Code Implementation:

public class ValidAnagram {
    public static boolean isAnagram(String s, String t) {
        // If the lengths are different, they can't be anagrams
        if (s.length() != t.length()) {
            return false;
        }

        // Create an array to count the frequency of each character in both strings
        int[] charCount = new int[26];

        // Count characters in both strings
        for (int i = 0; i < s.length(); i++) {
            charCount[s.charAt(i) - 'a']++;  // Increment count for s
            charCount[t.charAt(i) - 'a']--;  // Decrement count for t
        }

        // Check if all counts are zero
        for (int count : charCount) {
            if (count != 0) {
                return false;
            }
        }

        return true;
    }

    public static void main(String[] args) {
        System.out.println(isAnagram("anagram", "nagaram"));  // Output: true
        System.out.println(isAnagram("rat", "car"));  // Output: false
    }
}

Time and Space Complexity:

  • Time Complexity: O(n), where n is the length of the strings because we iterate over each string once.
  • Space Complexity: O(1), since we use a fixed-size array (26 elements) to store character frequencies.

Explanation:

This approach counts the frequency of characters in both strings using a single array of size 26. The time complexity is O(n), making this approach optimal for large inputs.

Edge Cases

When solving the Valid Anagram problem, you should handle a number of edge cases:

  1. Different Length Strings:
    If the two strings have different lengths, they cannot be anagrams.
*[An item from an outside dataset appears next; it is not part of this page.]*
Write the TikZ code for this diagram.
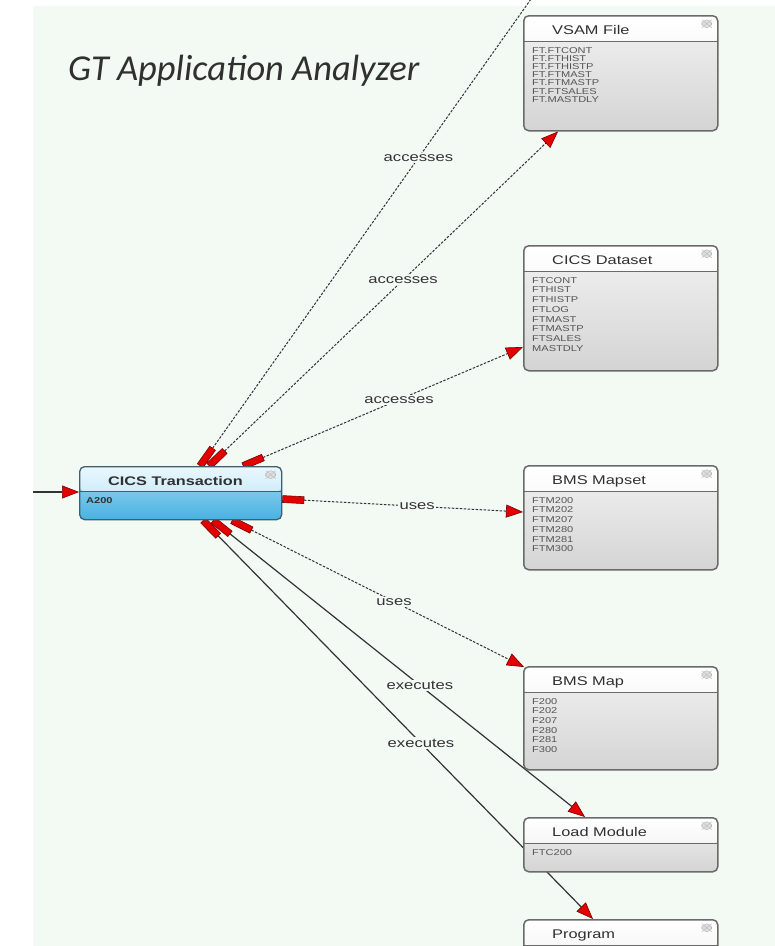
\documentclass[tikz,border=0pt]{standalone}
\usepackage{fontspec}
\setmainfont{Liberation Sans}
\newfontfamily\wide[FakeStretch=1.3]{Liberation Sans}
\newfontfamily\gtfont{Carlito}
\usetikzlibrary{arrows.meta,calc}
\pgfdeclarelayer{bglayer}
\pgfdeclarelayer{edgelayer}
\pgfsetlayers{bglayer,edgelayer,main}
\definecolor{bggreen}{HTML}{F3F9F3}
\definecolor{boxline}{HTML}{6A6A6A}
\definecolor{hdrbot}{HTML}{ECECEC}
\definecolor{bodytop}{HTML}{F2F2F2}
\definecolor{bodybot}{HTML}{D4D4D4}
\definecolor{txhdrtop}{HTML}{EAF7FD}
\definecolor{txhdrbot}{HTML}{B3E1F5}
\definecolor{txbodytop}{HTML}{A5DAF2}
\definecolor{txbodybot}{HTML}{48B2E2}
\definecolor{txline}{HTML}{3F5E6E}
\definecolor{arrred}{HTML}{E30000}
\definecolor{arrdark}{HTML}{7A0000}
\definecolor{edgecol}{HTML}{333333}
\definecolor{titlecol}{HTML}{303030}
\definecolor{itemcol}{HTML}{555555}
\definecolor{iconfill}{HTML}{DEDEDE}
\definecolor{iconline}{HTML}{B8B8B8}
\tikzset{
  boxicon/.style={iconline, fill=iconfill, line width=0.4pt},
  entity/.style={draw=boxline, line width=1.5pt, rounded corners=5pt, anchor=north west,
    inner sep=0pt, minimum width=194pt, top color=bodytop, bottom color=bodybot,
    path picture={
      \shade[top color=white, bottom color=hdrbot] (path picture bounding box.north west) rectangle ($(path picture bounding box.north east)+(0,26)$);
      \draw[boxline, line width=1.2pt] ($(path picture bounding box.north west)+(0,26)$) -- ($(path picture bounding box.north east)+(0,26)$);
      \draw[boxicon] ($(path picture bounding box.north east)+(-16,4)$) rectangle ($(path picture bounding box.north east)+(-6,12)$);
      \draw[iconline, line width=0.4pt] ($(path picture bounding box.north east)+(-16,4)$) -- ($(path picture bounding box.north east)+(-6,12)$)
        ($(path picture bounding box.north east)+(-16,12)$) -- ($(path picture bounding box.north east)+(-6,4)$);
    }},
  txentity/.style={draw=txline, line width=1.3pt, rounded corners=5pt, anchor=north west,
    inner sep=0pt, minimum width=202pt, minimum height=53pt, top color=txbodytop, bottom color=txbodybot,
    path picture={
      \shade[top color=txhdrtop, bottom color=txhdrbot] (path picture bounding box.north west) rectangle ($(path picture bounding box.north east)+(0,25)$);
      \draw[txline, line width=1.1pt] ($(path picture bounding box.north west)+(0,25)$) -- ($(path picture bounding box.north east)+(0,25)$);
      \draw[boxicon] ($(path picture bounding box.north east)+(-16,4)$) rectangle ($(path picture bounding box.north east)+(-6,12)$);
      \draw[iconline, line width=0.4pt] ($(path picture bounding box.north east)+(-16,4)$) -- ($(path picture bounding box.north east)+(-6,12)$)
        ($(path picture bounding box.north east)+(-16,12)$) -- ($(path picture bounding box.north east)+(-6,4)$);
    }},
  boxtitle/.style={anchor=base west, inner sep=0pt, text=titlecol, font=\wide\fontsize{12.6}{14}\selectfont},
  txtitle/.style={anchor=base west, inner sep=0pt, text=titlecol, font=\wide\bfseries\fontsize{12.5}{14}\selectfont},
  boxitems/.style={anchor=north west, inner sep=0pt, align=left, text=itemcol},
  lbl/.style={fill=bggreen, inner sep=1.5pt, text=edgecol, font=\wide\fontsize{12.8}{14}\selectfont},
  dashedge/.style={draw=edgecol, line width=1pt, dash pattern=on 2.5pt off 1.5pt},
  solidedge/.style={draw=edgecol, line width=1.2pt},
  tailhead/.style={arrows={Rectangle[length=22pt,width=7.5pt,fill=arrred,color=arrdark,line width=0.6pt]-Triangle[length=17pt,width=13pt,fill=arrred,color=arrdark,line width=0.6pt]}},
  tailonly/.style={arrows={Rectangle[length=22pt,width=7.5pt,fill=arrred,color=arrdark,line width=0.6pt]-}},
  headonly/.style={arrows={-Triangle[length=17pt,width=13pt,fill=arrred,color=arrdark,line width=0.6pt]}},
}
\begin{document}
\begin{tikzpicture}[x=1pt,y=-1pt]
\useasboundingbox (0,0) rectangle (775,946);
\begin{pgfonlayer}{bglayer}
  \fill[white] (0,0) rectangle (775,946);
  \fill[bggreen] (33,6) rectangle (775,946);
\end{pgfonlayer}

\node[anchor=base west, inner sep=0pt, text=titlecol, font=\gtfont\itshape\fontsize{36.5}{42}\selectfont] (gt) at (68,80) {GT Application Analyzer};

% boxes
\node[entity, minimum height=115pt] (vsam) at (523,15) {};
\node[boxtitle] (vsamT) at ($(vsam.north west)+(29,19.5)$) {VSAM File};
\node[boxitems, font=\wide\fontsize{8.5}{8.2}\selectfont] (vsamI) at ($(vsam.north west)+(9,32)$)
  {FT.FTCONT\\FT.FTHIST\\FT.FTHISTP\\FT.FTMAST\\FT.FTMASTP\\FT.FTSALES\\FT.MASTDLY};

\node[entity, minimum height=125pt] (dset) at (523,245) {};
\node[boxtitle] (dsetT) at ($(dset.north west)+(29,19.5)$) {CICS Dataset};
\node[boxitems, font=\wide\fontsize{8.5}{9.75}\selectfont] (dsetI) at ($(dset.north west)+(9,32)$)
  {FTCONT\\FTHIST\\FTHISTP\\FTLOG\\FTMAST\\FTMASTP\\FTSALES\\MASTDLY};

\node[entity, minimum height=104pt] (mapset) at (523,465) {};
\node[boxtitle] (mapsetT) at ($(mapset.north west)+(29,19.5)$) {BMS Mapset};
\node[boxitems, font=\wide\fontsize{8.5}{9.75}\selectfont] (mapsetI) at ($(mapset.north west)+(9,32)$)
  {FTM200\\FTM202\\FTM207\\FTM280\\FTM281\\FTM300};

\node[entity, minimum height=103pt] (bmsmap) at (523,666) {};
\node[boxtitle] (bmsmapT) at ($(bmsmap.north west)+(29,19.5)$) {BMS Map};
\node[boxitems, font=\wide\fontsize{8.5}{9.7}\selectfont] (bmsmapI) at ($(bmsmap.north west)+(9,32)$)
  {F200\\F202\\F207\\F280\\F281\\F300};

\node[entity, minimum height=54pt] (loadm) at (523,817) {};
\node[boxtitle] (loadmT) at ($(loadm.north west)+(29,19)$) {Load Module};
\node[boxitems, font=\wide\fontsize{8.5}{9.7}\selectfont] (loadmI) at ($(loadm.north west)+(9,32)$) {FTC200};

\node[entity, minimum height=70pt] (prog) at (523,919) {};
\node[boxtitle] (progT) at ($(prog.north west)+(29,19)$) {Program};

\node[txentity] (trans) at (79,466) {};
\node[txtitle] (transT) at ($(trans.north west)+(29,19)$) {CICS Transaction};
\node[boxitems, text=black!80, font=\wide\bfseries\fontsize{8.5}{9.7}\selectfont] (transI) at ($(trans.north west)+(7,31)$) {A200};

% connectors
\coordinate (src) at (33,492);
\coordinate (offtop) at (536,-8);
\begin{pgfonlayer}{edgelayer}
  \draw[solidedge, headonly] (src) -- (trans.west |- src);
  \draw[dashedge, tailonly] ($(trans.north west)+(121,0)$) -- (offtop) node[lbl, pos=0.65] (l1) {accesses};
  \draw[dashedge, tailhead] ($(trans.north west)+(130,0)$) -- ($(vsam.south west)+(35,0)$) node[lbl, pos=0.556] (l2) {accesses};
  \draw[dashedge, tailhead] ($(trans.north west)+(164,0)$) -- ($(dset.north west)+(0,102)$) node[lbl, pos=0.557] (l3) {accesses};
  \draw[dashedge, tailhead] ($(trans.north east)+(0,33)$) -- ($(mapset.north west)+(0,47)$) node[lbl, pos=0.56] (l4) {uses};
  \draw[dashedge, tailhead] ($(trans.south west)+(153,0)$) -- ($(bmsmap.north west)+(1,1)$) node[lbl, pos=0.555] (l5) {uses};
  \draw[solidedge, tailhead] ($(trans.south west)+(134,0)$) -- ($(loadm.north west)+(62,0)$) node[lbl, pos=0.556] (l6) {executes};
  \draw[solidedge, tailhead] ($(trans.south west)+(124,0)$) -- ($(prog.north west)+(70,0)$) node[lbl, pos=0.559] (l7) {executes};
\end{pgfonlayer}
\end{tikzpicture}
\end{document}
The solution should return false immediately for this case.

    String s = "abcd";
    String t = "abc";
    System.out.println(isAnagram(s, t));  // Output: false
    
  2. Empty Strings:
    Two empty strings are considered anagrams because they contain the same (zero) characters.

    String s = "";
    String t = "";
    System.out.println(isAnagram(s, t));  // Output: true
    
  3. Single Character Strings:
    Strings with one character can only be anagrams if the characters are the same.

    String s = "a";
    String t = "a";
    System.out.println(isAnagram(s, t));  // Output: true
    
    String s = "a";
    String t = "b";
    System.out.println(isAnagram(s, t));  // Output: false
    
  4. Case Sensitivity:
    The problem assumes that the input strings consist of lowercase letters. If case sensitivity were a factor, "A" and "a" would not be considered the same. This edge case should be handled if necessary.

    String s = "a";
    String t = "A";
    System.out.println(isAnagram(s, t));  // Output: false
    
  5. Non-Alphabetic Characters:
    If the input contains non-alphabetic characters (such as numbers, punctuation, or spaces), those characters should also be included in the anagram check. You should handle this based on problem requirements.

    String s = "a.b";
    String t = "b.a";
    System.out.println(isAnagram(s, t));  // Output: true
    

Conclusion

In this post, we explored two different approaches to solve the Valid Anagram problem in Java. The sorting-based approach is easy to implement but has an O(n log n) time complexity. The frequency count approach is more efficient, achieving O(n) time complexity with O(1) space complexity by using an array to count character occurrences. By handling edge cases properly, you can ensure that your solution works for all possible inputs.